Saturday, April 10, 2010

Stolen Art Watch, Leonardo Da Vinci Madonna, With Hindsight We Would All Be Scholars, and Billionaires !!!

Da Vinci lawyer: "I should have phoned the police"

A solicitor has told a trial that he should have called in police as soon as he heard about a plan to recover a stolen Leonardo da Vinci.

Calum Jones, 45, told the High Court in Edinburgh how the events which led up to his arrest in October 2007, began.

The prosecution claims a meeting he attended was the start of a plot to extort money from the Buccleuch family, the owners of the painting.

Mr Jones denies being part of a plot to hold the Da Vinci painting to ransom.

He told the court that he was called to a meeting with two Merseyside private investigators and a Lancashire-based solicitor on 30 July 2007, in the offices of his firm.

He told the court: "I write contracts.

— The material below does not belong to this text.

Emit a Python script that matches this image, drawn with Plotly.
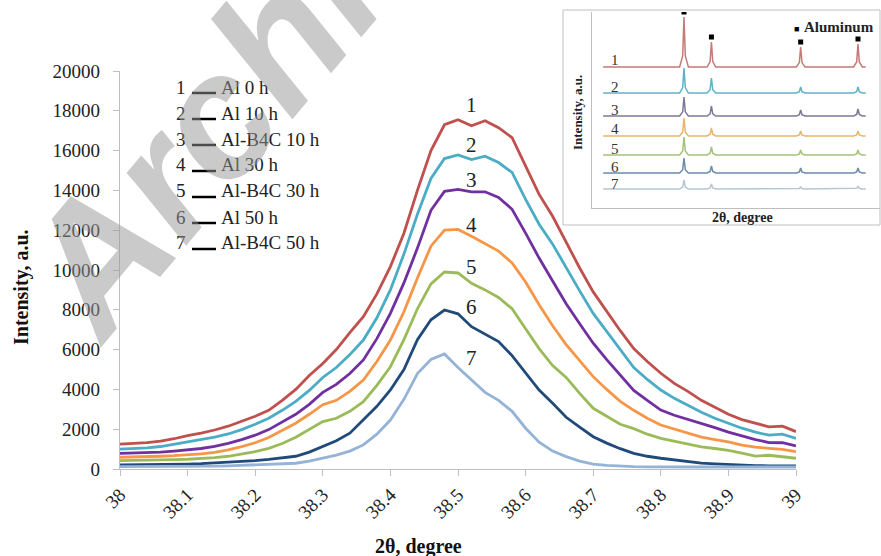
import plotly.graph_objects as go

W, H = 881, 556
def X(px): return px / W
def Y(py): return 1 - py / H

# ---------------- main data ----------------
TWO_THETA = [round(38 + 0.02 * i, 2) for i in range(51)]

AL_0H = [1250, 1280, 1330, 1400, 1520, 1680, 1800, 1960, 2150, 2400,
         2650, 2950, 3450, 4000, 4700, 5300, 6000, 6850, 7650, 8800,
         10170, 11850, 14000, 16000, 17300, 17550, 17250, 17500, 17150, 16650,
         15200, 13800, 12700, 11400, 10100, 8900, 7900, 6950, 6050, 5400,
         4810, 4300, 3900, 3450, 3100, 2750, 2480, 2300, 2120, 2150, 1880]
AL_10H = [1000, 1020, 1060, 1130, 1240, 1370, 1470, 1600, 1760, 1980,
          2250, 2550, 2950, 3400, 3950, 4600, 5100, 5750, 6480, 7600,
          9000, 10800, 12800, 14600, 15600, 15780, 15550, 15720, 15400, 14900,
          13550, 12300, 11300, 10100, 8950, 7820, 6900, 6000, 5100, 4500,
          3970, 3550, 3200, 2850, 2550, 2280, 2050, 1850, 1700, 1750, 1540]
ALB4C_10H = [790, 800, 820, 850, 900, 950, 1030, 1140, 1290, 1480,
             1700, 1980, 2350, 2750, 3250, 3850, 4250, 4800, 5480, 6550,
             7820, 9350, 11100, 13000, 13950, 14050, 13930, 13930, 13650, 13050,
             11850, 10600, 9450, 8300, 7300, 6320, 5500, 4700, 3950, 3450,
             2960, 2700, 2500, 2270, 2080, 1850, 1650, 1480, 1330, 1320, 1160]
AL_30H = [590, 600, 620, 640, 670, 700, 760, 840, 960, 1120,
          1320, 1580, 1930, 2300, 2750, 3230, 3450, 3900, 4470, 5400,
          6480, 7900, 9600, 11200, 12000, 12040, 11700, 11330, 10950, 10350,
          9400, 8250, 7200, 6250, 5450, 4640, 4000, 3400, 2950, 2550,
          2210, 2000, 1800, 1600, 1480, 1360, 1200, 1100, 1040, 990, 870]
ALB4C_30H = [420, 425, 435, 450, 470, 490, 520, 570, 640, 740,
             870, 1040, 1280, 1600, 1980, 2380, 2550, 2900, 3380, 4200,
             5140, 6500, 8050, 9300, 9900, 9850, 9330, 9000, 8620, 8050,
             7050, 6050, 5200, 4600, 3800, 3050, 2650, 2250, 2030, 1750,
             1540, 1400, 1250, 1110, 1030, 940, 800, 650, 690, 630, 540]
AL_50H = [200, 205, 210, 220, 235, 250, 270, 300, 340, 380,
          420, 480, 560, 640, 850, 1150, 1420, 1800, 2460, 3150,
          3970, 5000, 6500, 7500, 7990, 7800, 7150, 6780, 6400, 5700,
          4850, 3970, 3300, 2600, 2100, 1620, 1300, 1020, 790, 640,
          540, 450, 370, 300, 260, 220, 190, 170, 160, 160, 150]
ALB4C_50H = [120, 120, 120, 120, 120, 120, 130, 140, 160, 180,
             200, 230, 260, 290, 400, 560, 700, 900, 1210, 1750,
             2460, 3500, 4800, 5500, 5780, 5100, 4450, 3850, 3450, 2900,
             2050, 1350, 900, 620, 400, 250, 180, 140, 120, 110,
             100, 100, 100, 100, 100, 100, 100, 100, 100, 100, 100]

SERIES = [AL_0H, AL_10H, ALB4C_10H, AL_30H, ALB4C_30H, AL_50H, ALB4C_50H]
NAMES = ["Al 0 h", "Al 10 h", "Al-B4C 10 h", "Al 30 h", "Al-B4C 30 h", "Al 50 h", "Al-B4C 50 h"]
COLORS = ["#C0504D", "#4BACC6", "#7030A0", "#F79646", "#9BBB59", "#1F4A7A", "#95B3D7"]

X_TICKS = [38, 38.1, 38.2, 38.3, 38.4, 38.5, 38.6, 38.7, 38.8, 38.9, 39]
X_TICKTEXT = ["38", "38.1", "38.2", "38.3", "38.4", "38.5", "38.6", "38.7", "38.8", "38.9", "39"]
Y_TICKS = [0, 2000, 4000, 6000, 8000, 10000, 12000, 14000, 16000, 18000, 20000]
Y_TICKTEXT = [str(v) for v in Y_TICKS]

# curve number labels (value near each peak)
LABEL_X = 38.52
LABEL_Y = [18300, 16300, 14500, 12250, 10150, 8150, 5600]

# ---------------- inset data ----------------
INSET_PEAKS = [38.47, 44.74, 65.13, 78.23]
INSET_BASE = [141, 115, 92, 72, 53, 35, 19]
INSET_HEIGHTS = [[50, 25, 20, 23],
                 [25, 15, 6, 6],
                 [19, 10, 6, 7],
                 [18, 8, 5, 5],
                 [18, 8, 5, 5],
                 [15, 7, 5, 5],
                 [9, 5, 2, 3]]
INSET_START, INSET_END = 20, 80
INSET_COLORS = ["#C47A76", "#5DB2C6", "#7D7898", "#EAB46C", "#A6C278", "#6B8CAB", "#B8C6D2"]
MARKER_Y = [196, 171, 166, 169]
PEAK_DX = [-1.0, -0.3, 0, 0.3, 1.0]
PEAK_FRAC = [0, 0.22, 1, 0.22, 0]

fig = go.Figure()

for vals, c in zip(SERIES, COLORS):
    fig.add_trace(go.Scatter(x=TWO_THETA, y=vals, mode="lines",
                             line=dict(color=c, width=2.8), xaxis="x", yaxis="y"))

for base, hts, c in zip(INSET_BASE, INSET_HEIGHTS, INSET_COLORS):
    xs, ys = [INSET_START], [base]
    for p, h in zip(INSET_PEAKS, hts):
        for dx, f in zip(PEAK_DX, PEAK_FRAC):
            xs.append(p + dx)
            ys.append(base + f * h)
    xs.append(INSET_END)
    ys.append(base)
    fig.add_trace(go.Scatter(x=xs, y=ys, mode="lines", line=dict(color=c, width=1.5),
                             xaxis="x2", yaxis="y2"))

fig.add_trace(go.Scatter(x=INSET_PEAKS, y=MARKER_Y, mode="markers",
                         marker=dict(symbol="square", size=5, color="black"),
                         xaxis="x2", yaxis="y2"))

axis_common = dict(showgrid=False, zeroline=False, showline=True, linecolor="#BFBFBF",
                   linewidth=1.3, ticks="outside", ticklen=6, tickcolor="#BFBFBF",
                   tickfont=dict(family="Liberation Serif", size=19, color="#222"),
                   automargin=False)

fig.update_layout(
    width=W, height=H, margin=dict(l=0, r=0, t=0, b=0),
    paper_bgcolor="white", plot_bgcolor="rgba(0,0,0,0)", showlegend=False,
    xaxis=dict(domain=[X(120), X(796)], anchor="y", range=[38, 39],
               tickmode="array", tickvals=X_TICKS, ticktext=X_TICKTEXT, tickangle=-45,
               **axis_common),
    yaxis=dict(domain=[Y(469), Y(71)], anchor="x", range=[0, 20000],
               tickmode="array", tickvals=Y_TICKS, ticktext=Y_TICKTEXT,
               ticklabelstandoff=9, **axis_common),
    xaxis2=dict(domain=[X(592), X(880)], anchor="y2", range=[17.45, 83.26],
                showgrid=False, zeroline=False, showline=True, linecolor="#BFBFBF",
                showticklabels=False, ticks=""),
    yaxis2=dict(domain=[Y(208), Y(12)], anchor="x2", range=[0, 196],
                showgrid=False, zeroline=False, showline=True, linecolor="#BFBFBF",
                showticklabels=False, ticks=""),
)

shapes = [dict(type="rect", xref="paper", yref="paper", x0=X(563), x1=X(880),
               y0=Y(225), y1=Y(10), line=dict(color="#BFBFBF", width=1),
               fillcolor="rgba(0,0,0,0)", layer="below")]
ann = []
serif = "Liberation Serif"

def txt(text, px, py, size, xanchor="center", yanchor="middle", angle=0, color="#222",
        family=serif):
    ann.append(dict(text=text, x=X(px), y=Y(py), xref="paper", yref="paper",
                    xanchor=xanchor, yanchor=yanchor, textangle=angle, showarrow=False,
                    font=dict(family=family, size=size, color=color)))

# legend-like text block
for i, name in enumerate(NAMES):
    cy = 87 + 26 * i
    txt(str(i + 1), 188, cy, 19, xanchor="right")
    txt(name, 219, cy, 19, xanchor="left")
    shapes.append(dict(type="line", xref="paper", yref="paper", x0=X(192), x1=X(216),
                       y0=Y(cy + 6), y1=Y(cy + 6), line=dict(color="black", width=2.5)))

# curve number labels
for i, yv in enumerate(LABEL_Y):
    ann.append(dict(text=str(i + 1), x=LABEL_X, y=yv, xref="x", yref="y",
                    xanchor="center", yanchor="middle",
                    showarrow=False, font=dict(family=serif, size=21, color="#222")))

# axis titles
txt("<b>Intensity, a.u.</b>", 21, 287, 20, angle=-90, color="#111")
txt("<b>2θ, degree</b>", 418, 546, 20, color="#111")

# inset texts
for i, cy in enumerate([60, 87, 110, 129, 149, 167, 184]):
    txt(str(i + 1), 615, cy, 15, color="#333")
txt("<b>Intensity, a.u.</b>", 577, 113, 13, angle=-90)
txt("<b>2θ, degree</b>", 742, 217, 14)
txt("<b>■</b>", 796, 29, 9, color="black")
txt("<b>Aluminum</b>", 802, 27, 15, xanchor="left")

# watermark
txt("<b><i>Archive</i></b>", 262, 62, 175, angle=-50, color="rgba(150,150,150,0.5)",
    family="Liberation Sans")

fig.update_layout(shapes=shapes, annotations=ann)
fig.write_html("out.html")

That is why I was there."

The Crown claim that the meeting was the start of a plot to extort money from the Duke of Buccleuch, owner of the Madonna of the Yarnwinder painting, or their insurers.

Advocate depute Simon Di Rollo, prosecuting, said: "All the parties in that room knew perfectly well what was going on and the reason was to extort or attempt to extort a ransom for the return of the painting."

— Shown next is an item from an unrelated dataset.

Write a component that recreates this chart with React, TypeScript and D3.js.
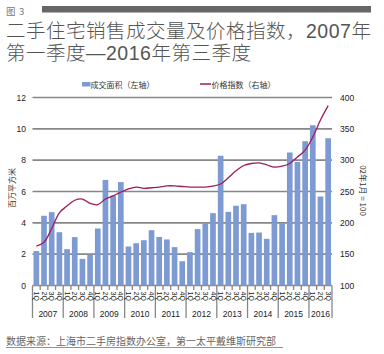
import React from "react";
import * as d3 from "d3";

const years = ["2007", "2008", "2009", "2010", "2011", "2012", "2013", "2014", "2015", "2016"];
const quarterLabels = ["1Q", "2Q", "3Q", "4Q"];
const areaValues = [
  2.2, 4.45, 4.68, 3.4, 2.32, 3.09, 1.7, 1.98, 3.64, 6.74,
  5.74, 6.6, 2.49, 2.7, 2.89, 3.53, 3.1, 2.94, 2.45, 1.55,
  2.13, 3.6, 3.98, 4.62, 8.28, 4.7, 5.09, 5.19, 3.36, 3.38,
  2.98, 4.49, 3.98, 8.49, 7.89, 9.21, 10.23, 5.68, 9.4,
];
const indexValues = [
  163, 169, 191, 216, 227, 236, 238, 231, 229, 238,
  243, 249, 254, 257, 255, 256, 257, 259, 259, 258,
  257, 257, 257, 258.5, 262, 272, 283, 291.5, 294.7, 295.7,
  292.6, 288.8, 290.4, 294.7, 305, 316, 337, 364, 387,
];
const leftTicks = [0, 2, 4, 6, 8, 10, 12];
const rightTicks = [100, 150, 200, 250, 300, 350, 400];

const periods = areaValues.map((_, i) => ({
  i,
  year: years[Math.floor(i / 4)],
  q: quarterLabels[i % 4],
}));

const CJK = "'Noto Sans CJK SC', 'Noto Sans', sans-serif";
const TITLE = "'Liberation Sans', 'Noto Sans CJK SC', sans-serif";
const NUM = "'Liberation Sans', Arial, sans-serif";

export default function App() {
  const L = 32.5, R = 332, T = 97.5, B = 285.5;
  const x = d3.scaleBand<number>().domain(periods.map((p) => p.i)).range([L, R]).paddingInner(0.26).paddingOuter(0.13);
  const step = x.step();
  const yL = d3.scaleLinear().domain([0, 12]).range([B, T]);
  const yR = d3.scaleLinear().domain([100, 400]).range([B, T]);
  const line = d3
    .line<number>()
    .x((_, i) => (x(i) as number) + x.bandwidth() / 2)
    .y((d) => yR(d))
    .curve(d3.curveCatmullRom.alpha(0.5));
  const boundary = (k: number) => L + k * step;

  return (
    <svg width={384} height={354} style={{ position: "absolute", left: 0, top: 0, background: "#fff" }}>
      {/* header */}
      <text x={6} y={15} fontFamily={CJK} fontSize={9.5} fill="#777">图</text>
      <text x={19} y={15} fontFamily={CJK} fontSize={9.5} fill="#777">3</text>
      <rect x={42} y={6} width={329} height={6.5} fill="#666" />
      <text x={6} y={38} fontFamily={TITLE} fontWeight={300} fontSize={19.5} letterSpacing={0.5} fill="#555">二手住宅销售成交量及价格指数，2007年</text>
      <text x={6} y={60} fontFamily={TITLE} fontWeight={300} fontSize={19.5} letterSpacing={0.5} fill="#555">第一季度—2016年第三季度</text>

      {/* legend */}
      <rect x={82} y={82} width={8.5} height={4.5} fill="#7d9bd2" />
      <text x={90.5} y={87.5} fontFamily={CJK} fontSize={8} fill="#333">成交面积（左轴）</text>
      <line x1={200} x2={211} y1={84} y2={84} stroke="#9e1c5a" strokeWidth={1.5} />
      <text x={211.5} y={87.5} fontFamily={CJK} fontSize={8} fill="#333">价格指数（右轴）</text>

      {/* gridlines */}
      {leftTicks.map((t) => (
        <line key={t} x1={L} x2={R} y1={yL(t)} y2={yL(t)} stroke="#878787" strokeWidth={1.6} />
      ))}

      {/* bars */}
      {areaValues.map((v, i) => (
        <rect key={i} x={x(i)} y={yL(v)} width={x.bandwidth()} height={B - yL(v)} fill="#7d9bd2" />
      ))}

      {/* line */}
      <path d={line(indexValues) || ""} fill="none" stroke="#9e1c5a" strokeWidth={1.3} />

      {/* left axis */}
      {leftTicks.map((t) => (
        <text key={t} x={26} y={yL(t) + 3} textAnchor="end" fontFamily={NUM} fontSize={8.5} fill="#222">{t}</text>
      ))}
      <text transform={`translate(14.5,188) rotate(-90)`} textAnchor="middle" fontFamily={CJK} fontSize={8} fill="#333">百万平方米</text>

      {/* right axis */}
      {rightTicks.map((t) => (
        <text key={t} x={340} y={yR(t) + 3} fontFamily={NUM} fontSize={8.5} fill="#222">{t}</text>
      ))}
      <text transform={`translate(360,190.5) rotate(90)`} textAnchor="middle" fontFamily={CJK} fontSize={8} fill="#333">02年1月 = 100</text>

      {/* x axis ticks */}
      {d3.range(0, areaValues.length + 1).map((k) => (
        <line key={k} x1={boundary(k)} x2={boundary(k)} y1={B} y2={k % 4 === 0 || k === areaValues.length ? 318 : 290} stroke="#878787" strokeWidth={1.3} />
      ))}

      {/* quarter labels */}
      {periods.map((p) => (
        <text key={p.i} transform={`translate(${(x(p.i) as number) + x.bandwidth() / 2 - 2.4},${291.5}) rotate(90)`} fontFamily={NUM} fontSize={7} fill="#222">{p.q}</text>
      ))}

      {/* year labels */}
      {years.map((yr, j) => {
        const start = boundary(j * 4);
        const end = boundary(Math.min((j + 1) * 4, areaValues.length));
        return (
          <text key={yr} x={(start + end) / 2} y={317} textAnchor="middle" fontFamily={NUM} fontSize={8.5} fill="#222">{yr}</text>
        );
      })}

      {/* source */}
      <text x={6} y={344.5} fontFamily={CJK} fontSize={10} fill="#666">数据来源：上海市二手房指数办公室，第一太平戴维斯研究部</text>
      <line x1={6} x2={283} y1={347.5} y2={347.5} stroke="#777" strokeWidth={0.8} />
    </svg>
  );
}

Mr Jones replied: "I can only speak for one party and that is myself and that is not the case."

The court has been shown drafts of a supposed agreement which includes references to confidentiality and not telling law enforcement authorities what was happening - clauses which the Crown claim suggest a crime was being contemplated. Mr Jones denies the allegations.

Mr Jones said no document was ever signed.

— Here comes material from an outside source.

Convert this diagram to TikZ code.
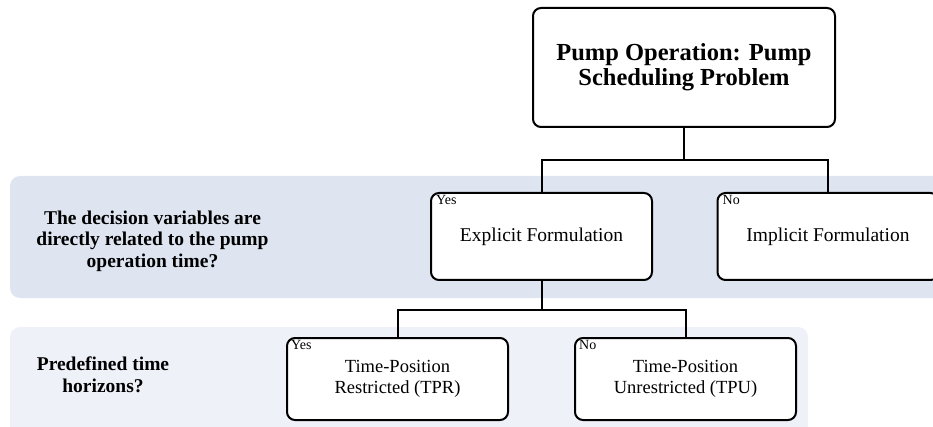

Mr Di Rollo asked Mr Jones what sort of contract would be required.

"Absolutely none," he replied and added that he should have phoned the police straight away.

Mr Jones senior partner, David Boyce, 63, is expected to give evidence when the trial continues on Monday.

Judge Lady Dorrian, told the jury that the trial may not finish until the week beginning 19 April.

Mr Jones, from Renfrewshire, Marshall Ronald, 53, and John Doyle, 61, both from Lancashire, deny conspiring to extort or attempting to extort £4.25m for the return of the painting between July and October 2007.

Also on trial are Robert Graham, 57, from Lancashire and Mr Boyce, who is from Lanarkshire.

They are not accused of stealing the painting.